Here are a few positive reinforcement tips to keep in mind:

  • Find an effective reinforcer – A reinforcer that works for your child could be something tangible, edible, visual, an activity, or even physical stimuli.
  • Drive the reinforcement after the desired social behavior – Do this within the shortest time - possibly in 5 seconds. 
  • Use different reinforcers – This is important in keeping things interesting and encouraging your child to improve. Keep note of what your child responds positively to.
  • Be ready to change as needed – If a particular reinforcement is no longer effective, don’t hesitate to switch it up.
  • Slow down on reinforcers – You can reduce the number of times you use the reinforcers when your child achieves the desired results. The goal is to get to a point where your child can comfortably make friends, and you no longer have to use reinforcers. 
  • Be patient – Change takes time, so you should practice patience in guiding your child.

You also need to capitalize on your child’s strengths. Children with autism have areas of interest that are specific to them. Focusing on this can help them further develop their social skills which will be helpful in making friends. 

Use local resources

Another great way to help your child make friends is to enroll them in your local playgroups or after-school activities. Of course, you have to choose activities that interest them. This could be computer coding clubs, chess, or astronomy. Structured activities, such as scouts, girl guides, and martial arts, can be beneficial for children with autism as well.

Read body language and facial expressions 

Get some picture cards displaying different body languages and facial expressions and explain to your child what they mean. Once your child masters the different emotions, make a video of someone acting out the different emotions and explain them again. Understanding the emotions can help your child decipher non-verbal cues and know when their friends are angry, sad, frustrated, or happy. 

Build a connection through common interests

Having shared interests or passions is a great way to bond. When children with autism have common interests with other children, either with or without autism, they find it easier to relate to them. The sources of interest could be art, love for sports, passion for biking, and others. 

You can find children who have similar interests as your child by talking to parents of children with autism at your child’s school or your local support group or autism association. 

It takes time to make a friend 

Your child with autism may struggle to make friends, but with encouragement and support from you and their support system, they can gain confidence and navigate the social landscape. You should never give up. Children with autism are usually keen on making friends, but they need time to find the right ones. 

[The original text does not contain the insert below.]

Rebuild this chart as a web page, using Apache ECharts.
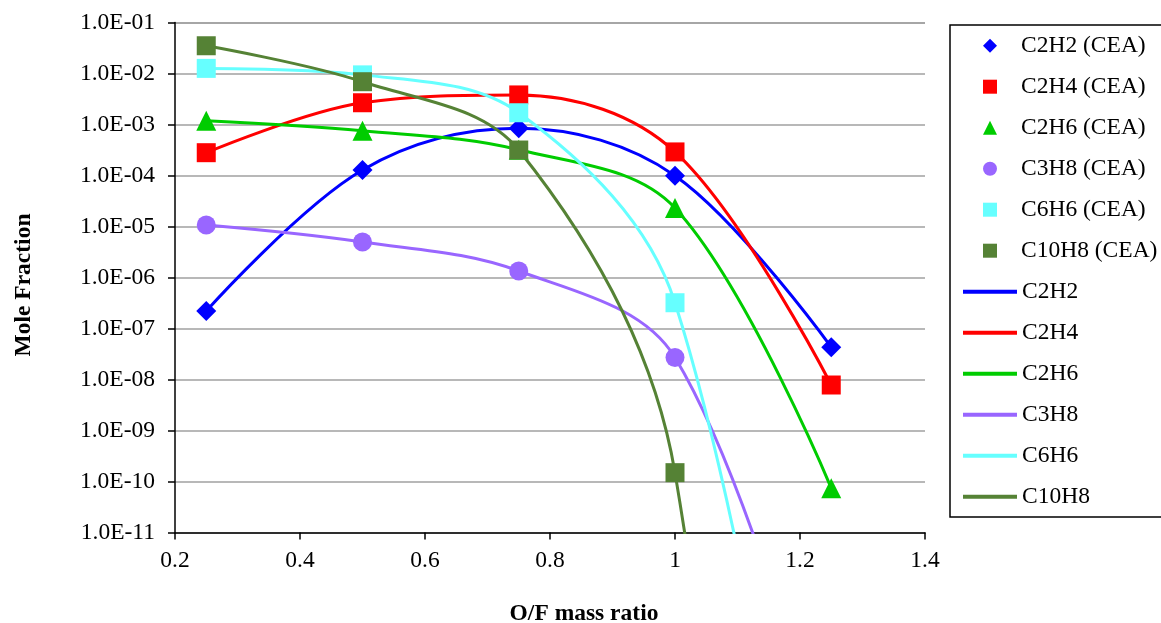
<!DOCTYPE html>
<html><head><meta charset="utf-8">
<script src="https://cdn.jsdelivr.net/npm/echarts@6/dist/echarts.min.js"></script>
<style>html,body{margin:0;padding:0;background:#fff}#c{width:1161px;height:623px}</style>
</head><body><div id="c"></div>
<script>
// O/F mass ratio (x)
const ratios = [0.25, 0.5, 0.75, 1.0, 1.25];
const species = ['C2H2', 'C2H4', 'C2H6', 'C3H8', 'C6H6', 'C10H8'];
// CEA points (markers)
const ceaC2H2 = [2.2e-7, 1.28e-4, 8.4e-4, 9.9e-5, 4.3e-8];
const ceaC2H4 = [2.8e-4, 2.67e-3, 3.8e-3, 2.9e-4, 7.8e-9];
const ceaC2H6 = [1.19e-3, 7.55e-4, 3.2e-4, 2.3e-5, 7.4e-11];
const ceaC3H8 = [1.07e-5, 4.97e-6, 1.34e-6, 2.7e-8, null];
const ceaC6H6 = [1.26e-2, 9.4e-3, 1.7e-3, 3.2e-7, null];
const ceaC10H8 = [3.5e-2, 6.9e-3, 3.16e-4, 1.49e-10, null];
// smoothed curves (last points of the three heavy species fall far below the axis)
const lineC2H2 = [2.2e-7, 1.28e-4, 8.4e-4, 9.9e-5, 4.3e-8];
const lineC2H4 = [2.8e-4, 2.67e-3, 3.8e-3, 2.9e-4, 7.8e-9];
const lineC2H6 = [1.19e-3, 7.55e-4, 3.2e-4, 2.3e-5, 7.4e-11];
const lineC3H8 = [1.07e-5, 4.97e-6, 1.34e-6, 2.7e-8, 1e-16];
const lineC6H6 = [1.26e-2, 9.4e-3, 1.7e-3, 3.2e-7, 1e-22];
const lineC10H8 = [3.5e-2, 6.9e-3, 3.16e-4, 1.49e-10, 1e-40];
// axis ticks
const xTicks = [0.2, 0.4, 0.6, 0.8, 1, 1.2, 1.4];
const yTickLabels = ['1.0E-11','1.0E-10','1.0E-09','1.0E-08','1.0E-07','1.0E-06','1.0E-05','1.0E-04','1.0E-03','1.0E-02','1.0E-01'];

const colors = ['#0000FF', '#FF0000', '#00CC00', '#9966FF', '#66FFFF', '#558235'];
const symbols = ['diamond', 'rect', 'triangle', 'circle', 'rect', 'rect'];
const symSizes = [20, 19, 20, 19, 19, 19];
const ceaData = [ceaC2H2, ceaC2H4, ceaC2H6, ceaC3H8, ceaC6H6, ceaC10H8];
const lineData = [lineC2H2, lineC2H4, lineC2H6, lineC3H8, lineC6H6, lineC10H8];

const FONT = "'Liberation Serif', 'Times New Roman', serif";
const toPairs = arr => ratios.map((x, i) => [x, arr[i]]).filter(p => p[1] != null);

const series = [];
species.forEach((s, i) => {
  series.push({
    name: s, type: 'line', smooth: 0.35, symbol: 'none', showSymbol: false,
    data: toPairs(lineData[i]), z: 2,
    lineStyle: { color: colors[i], width: 3 }, itemStyle: { color: colors[i] },
    clip: true
  });
});
species.forEach((s, i) => {
  series.push({
    name: s + ' (CEA)', type: 'scatter', symbol: symbols[i], symbolSize: symSizes[i],
    data: toPairs(ceaData[i]), z: 4,
    itemStyle: { color: colors[i], opacity: 1 }
  });
});

const legendText = { color: '#000', fontSize: 23.5, fontFamily: FONT, lineHeight: 24 };

const chart = echarts.init(document.getElementById('c'), null, { renderer: 'canvas' });
chart.setOption({
  animation: false,
  backgroundColor: '#fff',
  textStyle: { fontFamily: FONT },
  grid: { left: 175, top: 22.5, width: 750, height: 510, containLabel: false },
  xAxis: {
    type: 'value', min: 0.2, max: 1.4, interval: 0.2,
    axisLine: { show: true, lineStyle: { color: '#000', width: 1.5 } },
    axisTick: { show: true, length: 7, inside: false, lineStyle: { color: '#000', width: 1.5 } },
    axisLabel: { color: '#000', fontSize: 23.5, fontFamily: FONT, margin: 16,
      formatter: v => { const t = xTicks.find(k => Math.abs(k - v) < 1e-9); return t == null ? '' : String(t); } },
    splitLine: { show: false }
  },
  yAxis: {
    type: 'log', logBase: 10, min: 1e-11, max: 1e-1, splitNumber: 10, interval: 1,
    axisLine: { show: true, lineStyle: { color: '#000', width: 1.5 } },
    axisTick: { show: true, length: 7, inside: false, lineStyle: { color: '#000', width: 1.5 } },
    axisLabel: { color: '#000', fontSize: 23.5, fontFamily: FONT, margin: 20,
      formatter: v => yTickLabels[Math.round(Math.log10(v)) + 11] },
    splitLine: { show: true, lineStyle: { color: '#A0A0A0', width: 1.5 } }
  },
  legend: [
    {
      orient: 'vertical', left: 983, top: 33.7, padding: 0,
      itemWidth: 14, itemHeight: 14, itemGap: 17,
      selectedMode: false,
      textStyle: Object.assign({ padding: [0, 0, 0, 19] }, legendText),
      data: species.map((s, i) => ({ name: s + ' (CEA)', icon: symbols[i] }))
    },
    {
      orient: 'vertical', left: 963, top: 33.7 + 6 * 41, padding: 0,
      itemWidth: 54, itemHeight: 14, itemGap: 17,
      selectedMode: false,
      textStyle: legendText,
      data: species.map(s => ({ name: s, icon: 'path://M0,0H54V4H0Z' }))
    }
  ],
  graphic: [
    { type: 'rect', shape: { x: 950, y: 25, width: 240, height: 492 }, style: { fill: 'none', stroke: '#000', lineWidth: 1.5 }, z: 0 },
    { type: 'text', x: 584, y: 614, style: { text: 'O/F mass ratio', font: "bold 23.5px 'Liberation Serif', serif", fill: '#000', textAlign: 'center', textVerticalAlign: 'middle' } },
    { type: 'text', x: 24, y: 285, rotation: Math.PI / 2, style: { text: 'Mole Fraction', font: "bold 23.5px 'Liberation Serif', serif", fill: '#000', textAlign: 'center', textVerticalAlign: 'middle' } }
  ],
  series: series
});
</script></body></html>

Stay positive, be patient, and continue looking for opportunities where your child can find children with similar interests. Your child will be happy when they finally find a friend they can play with. 

Final words

Children with autism need to be supported in every way. One way is helping them make friends, as autism is known to impair social skills and affect positive peer relationships. With the right intervention measures and patience, it’s possible to support your child in making friends. Be consistent with the lessons you reinforce at home, and you’ll eventually see improvement.